RECORDS SHOWN>
***
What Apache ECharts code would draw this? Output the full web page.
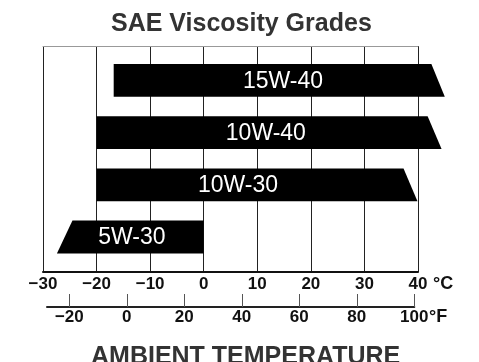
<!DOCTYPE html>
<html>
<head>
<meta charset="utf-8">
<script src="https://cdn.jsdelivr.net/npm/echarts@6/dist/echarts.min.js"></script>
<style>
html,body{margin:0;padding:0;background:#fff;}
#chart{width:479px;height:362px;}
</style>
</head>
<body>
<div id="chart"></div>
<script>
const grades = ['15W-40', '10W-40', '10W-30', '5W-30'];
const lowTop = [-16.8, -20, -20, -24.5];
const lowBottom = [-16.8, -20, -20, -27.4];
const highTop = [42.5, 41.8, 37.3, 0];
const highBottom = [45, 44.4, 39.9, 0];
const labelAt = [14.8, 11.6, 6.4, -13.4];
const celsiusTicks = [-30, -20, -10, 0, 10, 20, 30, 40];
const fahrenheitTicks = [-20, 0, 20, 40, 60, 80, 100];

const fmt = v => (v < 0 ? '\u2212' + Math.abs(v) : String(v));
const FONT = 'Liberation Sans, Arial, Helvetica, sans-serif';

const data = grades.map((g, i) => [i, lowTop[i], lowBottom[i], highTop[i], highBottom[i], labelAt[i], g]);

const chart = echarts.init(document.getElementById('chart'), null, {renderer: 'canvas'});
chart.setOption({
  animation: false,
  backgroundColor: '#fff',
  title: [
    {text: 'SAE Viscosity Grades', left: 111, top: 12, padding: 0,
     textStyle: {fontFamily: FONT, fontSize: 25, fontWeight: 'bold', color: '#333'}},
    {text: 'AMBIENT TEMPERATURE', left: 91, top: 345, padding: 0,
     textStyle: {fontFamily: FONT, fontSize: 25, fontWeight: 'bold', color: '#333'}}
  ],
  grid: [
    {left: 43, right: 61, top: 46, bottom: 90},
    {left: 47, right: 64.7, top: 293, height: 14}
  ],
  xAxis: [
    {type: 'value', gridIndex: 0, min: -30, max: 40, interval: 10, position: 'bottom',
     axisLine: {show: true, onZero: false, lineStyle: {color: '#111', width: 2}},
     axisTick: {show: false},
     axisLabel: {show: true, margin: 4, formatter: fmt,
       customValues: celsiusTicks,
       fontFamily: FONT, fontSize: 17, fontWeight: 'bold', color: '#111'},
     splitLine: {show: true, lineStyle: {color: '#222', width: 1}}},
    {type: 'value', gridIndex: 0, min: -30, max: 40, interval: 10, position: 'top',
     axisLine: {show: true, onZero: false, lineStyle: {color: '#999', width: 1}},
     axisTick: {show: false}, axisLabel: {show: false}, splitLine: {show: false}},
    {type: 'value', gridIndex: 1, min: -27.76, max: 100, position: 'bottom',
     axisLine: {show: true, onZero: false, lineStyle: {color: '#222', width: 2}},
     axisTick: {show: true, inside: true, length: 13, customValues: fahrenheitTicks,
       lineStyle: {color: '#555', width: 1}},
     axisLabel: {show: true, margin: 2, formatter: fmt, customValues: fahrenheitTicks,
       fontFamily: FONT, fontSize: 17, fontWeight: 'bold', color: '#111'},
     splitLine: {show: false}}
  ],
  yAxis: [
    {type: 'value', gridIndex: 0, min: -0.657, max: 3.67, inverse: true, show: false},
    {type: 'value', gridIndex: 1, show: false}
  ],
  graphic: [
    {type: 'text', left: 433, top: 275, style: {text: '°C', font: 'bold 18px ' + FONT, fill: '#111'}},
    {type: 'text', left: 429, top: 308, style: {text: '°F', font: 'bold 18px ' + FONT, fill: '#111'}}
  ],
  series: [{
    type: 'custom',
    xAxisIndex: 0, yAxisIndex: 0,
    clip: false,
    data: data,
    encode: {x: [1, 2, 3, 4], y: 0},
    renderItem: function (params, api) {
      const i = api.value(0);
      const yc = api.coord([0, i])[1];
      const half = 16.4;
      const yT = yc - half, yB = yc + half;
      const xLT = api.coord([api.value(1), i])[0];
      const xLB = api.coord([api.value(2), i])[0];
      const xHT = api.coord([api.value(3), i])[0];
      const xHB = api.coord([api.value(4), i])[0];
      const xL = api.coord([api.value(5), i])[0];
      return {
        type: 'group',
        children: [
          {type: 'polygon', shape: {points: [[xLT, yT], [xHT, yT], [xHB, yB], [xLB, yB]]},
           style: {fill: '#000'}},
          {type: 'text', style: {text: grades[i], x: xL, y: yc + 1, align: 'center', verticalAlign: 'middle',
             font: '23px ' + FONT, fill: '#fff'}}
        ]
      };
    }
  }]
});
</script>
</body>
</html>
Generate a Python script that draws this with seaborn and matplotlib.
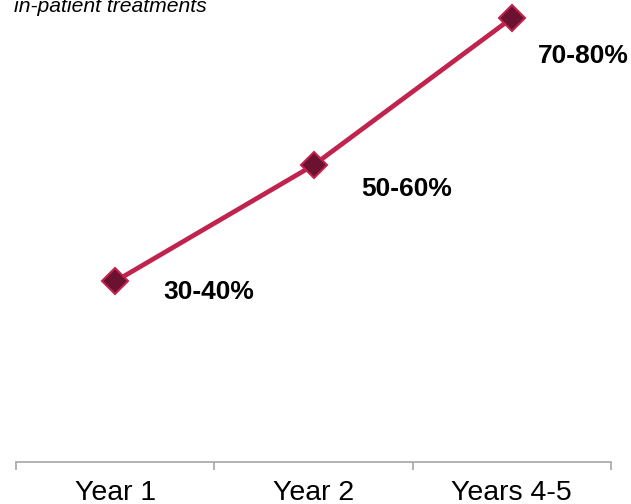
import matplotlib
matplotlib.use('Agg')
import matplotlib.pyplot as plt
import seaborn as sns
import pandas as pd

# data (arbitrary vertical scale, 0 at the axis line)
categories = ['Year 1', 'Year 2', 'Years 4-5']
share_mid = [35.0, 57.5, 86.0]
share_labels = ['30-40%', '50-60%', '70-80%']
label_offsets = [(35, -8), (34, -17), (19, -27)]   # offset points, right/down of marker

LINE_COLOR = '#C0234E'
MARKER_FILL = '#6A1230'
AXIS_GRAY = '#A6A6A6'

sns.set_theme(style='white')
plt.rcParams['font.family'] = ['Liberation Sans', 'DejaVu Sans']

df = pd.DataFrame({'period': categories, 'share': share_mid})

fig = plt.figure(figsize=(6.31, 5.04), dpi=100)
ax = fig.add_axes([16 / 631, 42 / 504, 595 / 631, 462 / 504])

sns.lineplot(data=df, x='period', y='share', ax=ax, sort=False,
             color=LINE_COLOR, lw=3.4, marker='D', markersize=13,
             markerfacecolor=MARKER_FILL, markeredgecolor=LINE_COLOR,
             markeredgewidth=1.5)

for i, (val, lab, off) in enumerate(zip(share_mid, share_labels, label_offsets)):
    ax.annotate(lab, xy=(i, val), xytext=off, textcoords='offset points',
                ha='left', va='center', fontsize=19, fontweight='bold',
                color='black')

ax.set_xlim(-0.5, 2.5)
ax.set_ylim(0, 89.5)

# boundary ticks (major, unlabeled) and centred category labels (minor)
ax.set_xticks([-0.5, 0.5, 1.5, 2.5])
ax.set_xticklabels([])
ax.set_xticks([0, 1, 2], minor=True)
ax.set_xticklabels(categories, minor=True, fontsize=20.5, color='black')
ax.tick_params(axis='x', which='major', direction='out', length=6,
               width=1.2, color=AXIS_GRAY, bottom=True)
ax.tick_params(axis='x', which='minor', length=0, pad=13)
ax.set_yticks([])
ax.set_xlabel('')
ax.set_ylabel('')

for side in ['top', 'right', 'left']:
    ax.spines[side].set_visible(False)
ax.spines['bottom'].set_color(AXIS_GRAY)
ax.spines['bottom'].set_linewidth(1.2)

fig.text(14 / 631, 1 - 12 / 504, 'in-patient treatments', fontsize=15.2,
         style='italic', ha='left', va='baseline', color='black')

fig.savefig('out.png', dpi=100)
***
STATED PROBLEM> Restate the records word for word, omitting images.

CORRECT RESPONSE>
What Apache ECharts code would draw this? Output the full web page.
<!DOCTYPE html>
<html>
<head>
<meta charset="utf-8">
<script src="https://cdn.jsdelivr.net/npm/echarts@6/dist/echarts.min.js"></script>
<style>
html,body{margin:0;padding:0;background:#fff;}
#chart{width:479px;height:362px;}
</style>
</head>
<body>
<div id="chart"></div>
<script>
const grades = ['15W-40', '10W-40', '10W-30', '5W-30'];
const lowTop = [-16.8, -20, -20, -24.5];
const lowBottom = [-16.8, -20, -20, -27.4];
const highTop = [42.5, 41.8, 37.3, 0];
const highBottom = [45, 44.4, 39.9, 0];
const labelAt = [14.8, 11.6, 6.4, -13.4];
const celsiusTicks = [-30, -20, -10, 0, 10, 20, 30, 40];
const fahrenheitTicks = [-20, 0, 20, 40, 60, 80, 100];

const fmt = v => (v < 0 ? '\u2212' + Math.abs(v) : String(v));
const FONT = 'Liberation Sans, Arial, Helvetica, sans-serif';

const data = grades.map((g, i) => [i, lowTop[i], lowBottom[i], highTop[i], highBottom[i], labelAt[i], g]);

const chart = echarts.init(document.getElementById('chart'), null, {renderer: 'canvas'});
chart.setOption({
  animation: false,
  backgroundColor: '#fff',
  title: [
    {text: 'SAE Viscosity Grades', left: 111, top: 12, padding: 0,
     textStyle: {fontFamily: FONT, fontSize: 25, fontWeight: 'bold', color: '#333'}},
    {text: 'AMBIENT TEMPERATURE', left: 91, top: 345, padding: 0,
     textStyle: {fontFamily: FONT, fontSize: 25, fontWeight: 'bold', color: '#333'}}
  ],
  grid: [
    {left: 43, right: 61, top: 46, bottom: 90},
    {left: 47, right: 64.7, top: 293, height: 14}
  ],
  xAxis: [
    {type: 'value', gridIndex: 0, min: -30, max: 40, interval: 10, position: 'bottom',
     axisLine: {show: true, onZero: false, lineStyle: {color: '#111', width: 2}},
     axisTick: {show: false},
     axisLabel: {show: true, margin: 4, formatter: fmt,
       customValues: celsiusTicks,
       fontFamily: FONT, fontSize: 17, fontWeight: 'bold', color: '#111'},
     splitLine: {show: true, lineStyle: {color: '#222', width: 1}}},
    {type: 'value', gridIndex: 0, min: -30, max: 40, interval: 10, position: 'top',
     axisLine: {show: true, onZero: false, lineStyle: {color: '#999', width: 1}},
     axisTick: {show: false}, axisLabel: {show: false}, splitLine: {show: false}},
    {type: 'value', gridIndex: 1, min: -27.76, max: 100, position: 'bottom',
     axisLine: {show: true, onZero: false, lineStyle: {color: '#222', width: 2}},
     axisTick: {show: true, inside: true, length: 13, customValues: fahrenheitTicks,
       lineStyle: {color: '#555', width: 1}},
     axisLabel: {show: true, margin: 2, formatter: fmt, customValues: fahrenheitTicks,
       fontFamily: FONT, fontSize: 17, fontWeight: 'bold', color: '#111'},
     splitLine: {show: false}}
  ],
  yAxis: [
    {type: 'value', gridIndex: 0, min: -0.657, max: 3.67, inverse: true, show: false},
    {type: 'value', gridIndex: 1, show: false}
  ],
  graphic: [
    {type: 'text', left: 433, top: 275, style: {text: '°C', font: 'bold 18px ' + FONT, fill: '#111'}},
    {type: 'text', left: 429, top: 308, style: {text: '°F', font: 'bold 18px ' + FONT, fill: '#111'}}
  ],
  series: [{
    type: 'custom',
    xAxisIndex: 0, yAxisIndex: 0,
    clip: false,
    data: data,
    encode: {x: [1, 2, 3, 4], y: 0},
    renderItem: function (params, api) {
      const i = api.value(0);
      const yc = api.coord([0, i])[1];
      const half = 16.4;
      const yT = yc - half, yB = yc + half;
      const xLT = api.coord([api.value(1), i])[0];
      const xLB = api.coord([api.value(2), i])[0];
      const xHT = api.coord([api.value(3), i])[0];
      const xHB = api.coord([api.value(4), i])[0];
      const xL = api.coord([api.value(5), i])[0];
      return {
        type: 'group',
        children: [
          {type: 'polygon', shape: {points: [[xLT, yT], [xHT, yT], [xHB, yB], [xLB, yB]]},
           style: {fill: '#000'}},
          {type: 'text', style: {text: grades[i], x: xL, y: yc + 1, align: 'center', verticalAlign: 'middle',
             font: '23px ' + FONT, fill: '#fff'}}
        ]
      };
    }
  }]
});
</script>
</body>
</html>
Generate a Python script that draws this with seaborn and matplotlib.
import matplotlib
matplotlib.use('Agg')
import matplotlib.pyplot as plt
import seaborn as sns
import pandas as pd

# data (arbitrary vertical scale, 0 at the axis line)
categories = ['Year 1', 'Year 2', 'Years 4-5']
share_mid = [35.0, 57.5, 86.0]
share_labels = ['30-40%', '50-60%', '70-80%']
label_offsets = [(35, -8), (34, -17), (19, -27)]   # offset points, right/down of marker

LINE_COLOR = '#C0234E'
MARKER_FILL = '#6A1230'
AXIS_GRAY = '#A6A6A6'

sns.set_theme(style='white')
plt.rcParams['font.family'] = ['Liberation Sans', 'DejaVu Sans']

df = pd.DataFrame({'period': categories, 'share': share_mid})

fig = plt.figure(figsize=(6.31, 5.04), dpi=100)
ax = fig.add_axes([16 / 631, 42 / 504, 595 / 631, 462 / 504])

sns.lineplot(data=df, x='period', y='share', ax=ax, sort=False,
             color=LINE_COLOR, lw=3.4, marker='D', markersize=13,
             markerfacecolor=MARKER_FILL, markeredgecolor=LINE_COLOR,
             markeredgewidth=1.5)

for i, (val, lab, off) in enumerate(zip(share_mid, share_labels, label_offsets)):
    ax.annotate(lab, xy=(i, val), xytext=off, textcoords='offset points',
                ha='left', va='center', fontsize=19, fontweight='bold',
                color='black')

ax.set_xlim(-0.5, 2.5)
ax.set_ylim(0, 89.5)

# boundary ticks (major, unlabeled) and centred category labels (minor)
ax.set_xticks([-0.5, 0.5, 1.5, 2.5])
ax.set_xticklabels([])
ax.set_xticks([0, 1, 2], minor=True)
ax.set_xticklabels(categories, minor=True, fontsize=20.5, color='black')
ax.tick_params(axis='x', which='major', direction='out', length=6,
               width=1.2, color=AXIS_GRAY, bottom=True)
ax.tick_params(axis='x', which='minor', length=0, pad=13)
ax.set_yticks([])
ax.set_xlabel('')
ax.set_ylabel('')

for side in ['top', 'right', 'left']:
    ax.spines[side].set_visible(False)
ax.spines['bottom'].set_color(AXIS_GRAY)
ax.spines['bottom'].set_linewidth(1.2)

fig.text(14 / 631, 1 - 12 / 504, 'in-patient treatments', fontsize=15.2,
         style='italic', ha='left', va='baseline', color='black')

fig.savefig('out.png', dpi=100)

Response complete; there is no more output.